::: Available data

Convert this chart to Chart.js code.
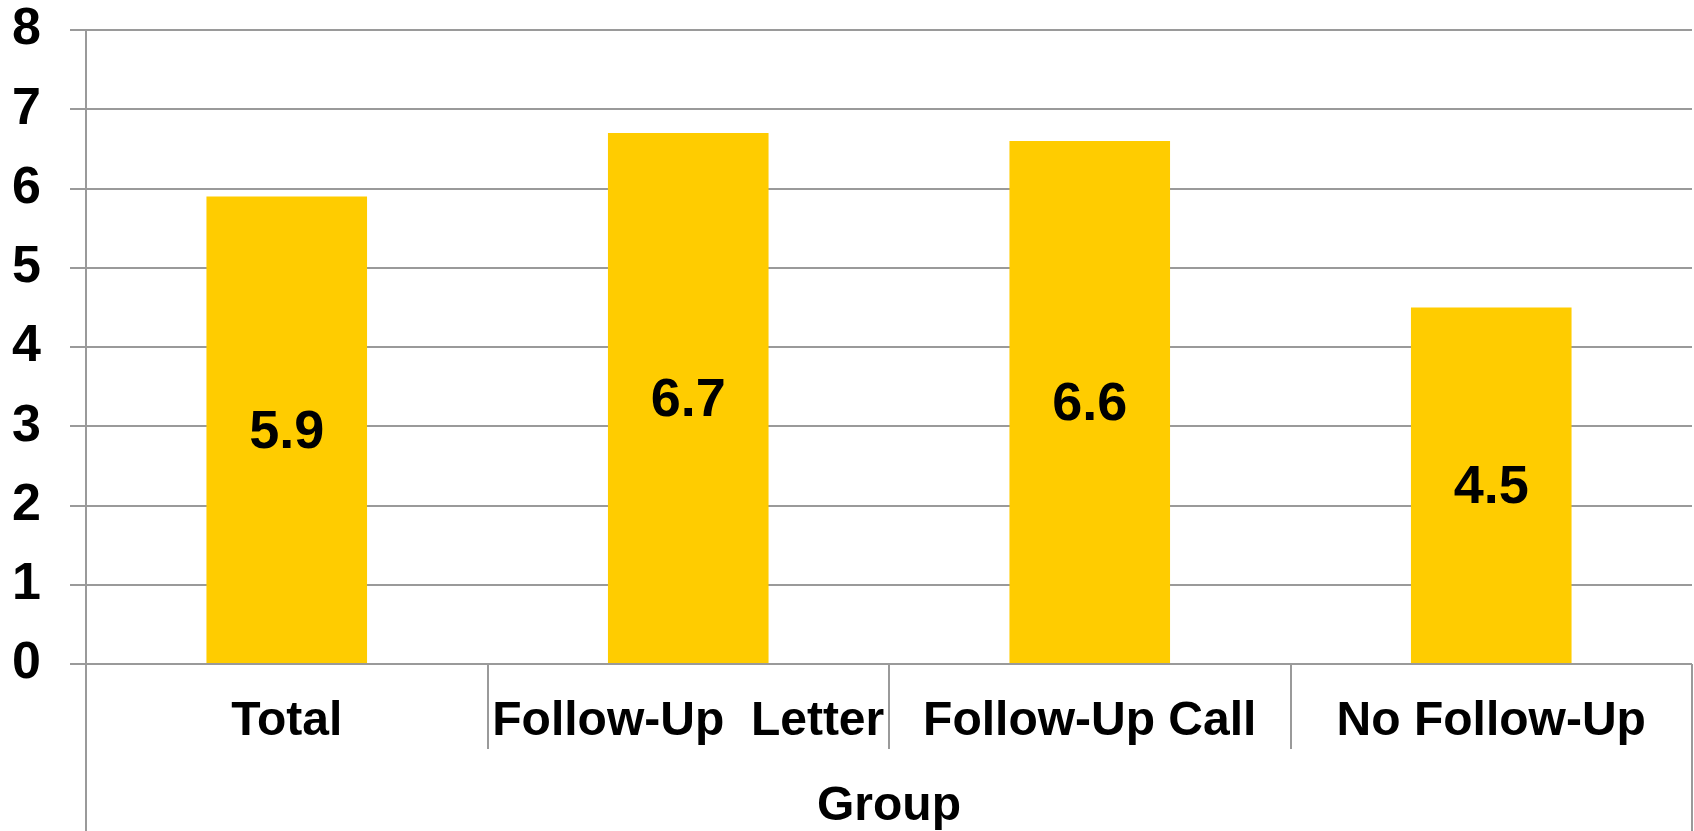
<!DOCTYPE html>
<html>
<head>
<meta charset="utf-8">
<script src="https://cdn.jsdelivr.net/npm/chart.js@4/dist/chart.umd.min.js"></script>
<style>
    html, body { margin: 0; padding: 0; background: #fff; }
    #wrap { width: 1694px; height: 831px; position: relative; }
</style>
</head>
<body>
<div id="wrap"><canvas id="barChart"></canvas></div>
<script>
const groups = ["Total", "Follow-Up  Letter", "Follow-Up Call", "No Follow-Up"];
const scores = [5.9, 6.7, 6.6, 4.5];
const yTicks = [0, 1, 2, 3, 4, 5, 6, 7, 8];

const lineGray = "#9a9a9a";
const fontFamily = "'Liberation Sans', Arial, sans-serif";

// value printed in the middle of each bar
const barValues = {
    id: "barValues",
    afterDatasetsDraw(chart) {
        const ctx = chart.ctx;
        const meta = chart.getDatasetMeta(0);
        ctx.save();
        ctx.font = "bold 54px " + fontFamily;
        ctx.fillStyle = "#000";
        ctx.textAlign = "center";
        ctx.textBaseline = "middle";
        meta.data.forEach((bar, i) => {
            const mid = (bar.y + bar.base) / 2 + 3;
            ctx.fillText(scores[i].toFixed(1), bar.x, mid);
        });
        ctx.restore();
    }
};

// category boxes under the plot: dividers and outer edges
const categoryFrame = {
    id: "categoryFrame",
    afterDraw(chart) {
        const ctx = chart.ctx;
        const x = chart.scales.x;
        const area = chart.chartArea;
        const step = x.width / groups.length;
        const bottom = chart.height;
        ctx.save();
        ctx.strokeStyle = lineGray;
        ctx.lineWidth = 2;
        ctx.beginPath();
        groups.forEach((g, i) => {
            const left = Math.round(x.getPixelForValue(i) - step / 2);
            ctx.moveTo(left, area.bottom);
            ctx.lineTo(left, i === 0 ? bottom : area.bottom + 85);
        });
        const right = Math.round(x.getPixelForValue(groups.length - 1) + step / 2);
        ctx.moveTo(right, area.bottom);
        ctx.lineTo(right, bottom);
        ctx.stroke();
        ctx.restore();
    }
};

new Chart(document.getElementById("barChart"), {
    type: "bar",
    data: {
        labels: groups,
        datasets: [{
            label: "Score",
            data: scores,
            backgroundColor: "#FFCC00",
            borderWidth: 0,
            barPercentage: 0.4,
            categoryPercentage: 1
        }]
    },
    options: {
        responsive: true,
        maintainAspectRatio: false,
        animation: false,
        layout: { padding: { left: 7, right: 2, top: 30, bottom: 0 } },
        plugins: {
            legend: { display: false },
            tooltip: { enabled: false }
        },
        scales: {
            x: {
                grid: { display: false, drawTicks: false },
                border: { display: false },
                afterFit(scale) {
                    scale.height = 167;
                    scale.paddingLeft = 0;
                    scale.paddingRight = 0;
                },
                ticks: {
                    color: "#000",
                    padding: 29,
                    autoSkip: false,
                    maxRotation: 0,
                    minRotation: 0,
                    font: { family: fontFamily, size: 48, weight: "bold", lineHeight: 1.2 }
                },
                title: {
                    display: true,
                    text: "Group",
                    color: "#000",
                    padding: { top: 20, bottom: 0 },
                    font: { family: fontFamily, size: 48, weight: "bold", lineHeight: 1 }
                }
            },
            y: {
                min: 0,
                max: 8,
                afterBuildTicks(scale) {
                    scale.ticks = yTicks.map(v => ({ value: v }));
                },
                afterFit(scale) {
                    scale.width = 79;
                    scale.paddingTop = 0;
                    scale.paddingBottom = 0;
                },
                grid: {
                    color: lineGray,
                    lineWidth: 2,
                    drawTicks: true,
                    tickLength: 16,
                    tickColor: lineGray
                },
                border: { display: true, color: lineGray, width: 2 },
                ticks: {
                    color: "#000",
                    padding: 29,
                    font: { family: fontFamily, size: 52, weight: "bold", lineHeight: 1 }
                }
            }
        }
    },
    plugins: [barValues, categoryFrame]
});
</script>
</body>
</html>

::::::

Given exercise: Transcribe the material exactly, and leave out whatever pictures it holds.

The result:
Convert this chart to Chart.js code.
<!DOCTYPE html>
<html>
<head>
<meta charset="utf-8">
<script src="https://cdn.jsdelivr.net/npm/chart.js@4/dist/chart.umd.min.js"></script>
<style>
    html, body { margin: 0; padding: 0; background: #fff; }
    #wrap { width: 1694px; height: 831px; position: relative; }
</style>
</head>
<body>
<div id="wrap"><canvas id="barChart"></canvas></div>
<script>
const groups = ["Total", "Follow-Up  Letter", "Follow-Up Call", "No Follow-Up"];
const scores = [5.9, 6.7, 6.6, 4.5];
const yTicks = [0, 1, 2, 3, 4, 5, 6, 7, 8];

const lineGray = "#9a9a9a";
const fontFamily = "'Liberation Sans', Arial, sans-serif";

// value printed in the middle of each bar
const barValues = {
    id: "barValues",
    afterDatasetsDraw(chart) {
        const ctx = chart.ctx;
        const meta = chart.getDatasetMeta(0);
        ctx.save();
        ctx.font = "bold 54px " + fontFamily;
        ctx.fillStyle = "#000";
        ctx.textAlign = "center";
        ctx.textBaseline = "middle";
        meta.data.forEach((bar, i) => {
            const mid = (bar.y + bar.base) / 2 + 3;
            ctx.fillText(scores[i].toFixed(1), bar.x, mid);
        });
        ctx.restore();
    }
};

// category boxes under the plot: dividers and outer edges
const categoryFrame = {
    id: "categoryFrame",
    afterDraw(chart) {
        const ctx = chart.ctx;
        const x = chart.scales.x;
        const area = chart.chartArea;
        const step = x.width / groups.length;
        const bottom = chart.height;
        ctx.save();
        ctx.strokeStyle = lineGray;
        ctx.lineWidth = 2;
        ctx.beginPath();
        groups.forEach((g, i) => {
            const left = Math.round(x.getPixelForValue(i) - step / 2);
            ctx.moveTo(left, area.bottom);
            ctx.lineTo(left, i === 0 ? bottom : area.bottom + 85);
        });
        const right = Math.round(x.getPixelForValue(groups.length - 1) + step / 2);
        ctx.moveTo(right, area.bottom);
        ctx.lineTo(right, bottom);
        ctx.stroke();
        ctx.restore();
    }
};

new Chart(document.getElementById("barChart"), {
    type: "bar",
    data: {
        labels: groups,
        datasets: [{
            label: "Score",
            data: scores,
            backgroundColor: "#FFCC00",
            borderWidth: 0,
            barPercentage: 0.4,
            categoryPercentage: 1
        }]
    },
    options: {
        responsive: true,
        maintainAspectRatio: false,
        animation: false,
        layout: { padding: { left: 7, right: 2, top: 30, bottom: 0 } },
        plugins: {
            legend: { display: false },
            tooltip: { enabled: false }
        },
        scales: {
            x: {
                grid: { display: false, drawTicks: false },
                border: { display: false },
                afterFit(scale) {
                    scale.height = 167;
                    scale.paddingLeft = 0;
                    scale.paddingRight = 0;
                },
                ticks: {
                    color: "#000",
                    padding: 29,
                    autoSkip: false,
                    maxRotation: 0,
                    minRotation: 0,
                    font: { family: fontFamily, size: 48, weight: "bold", lineHeight: 1.2 }
                },
                title: {
                    display: true,
                    text: "Group",
                    color: "#000",
                    padding: { top: 20, bottom: 0 },
                    font: { family: fontFamily, size: 48, weight: "bold", lineHeight: 1 }
                }
            },
            y: {
                min: 0,
                max: 8,
                afterBuildTicks(scale) {
                    scale.ticks = yTicks.map(v => ({ value: v }));
                },
                afterFit(scale) {
                    scale.width = 79;
                    scale.paddingTop = 0;
                    scale.paddingBottom = 0;
                },
                grid: {
                    color: lineGray,
                    lineWidth: 2,
                    drawTicks: true,
                    tickLength: 16,
                    tickColor: lineGray
                },
                border: { display: true, color: lineGray, width: 2 },
                ticks: {
                    color: "#000",
                    padding: 29,
                    font: { family: fontFamily, size: 52, weight: "bold", lineHeight: 1 }
                }
            }
        }
    },
    plugins: [barValues, categoryFrame]
});
</script>
</body>
</html>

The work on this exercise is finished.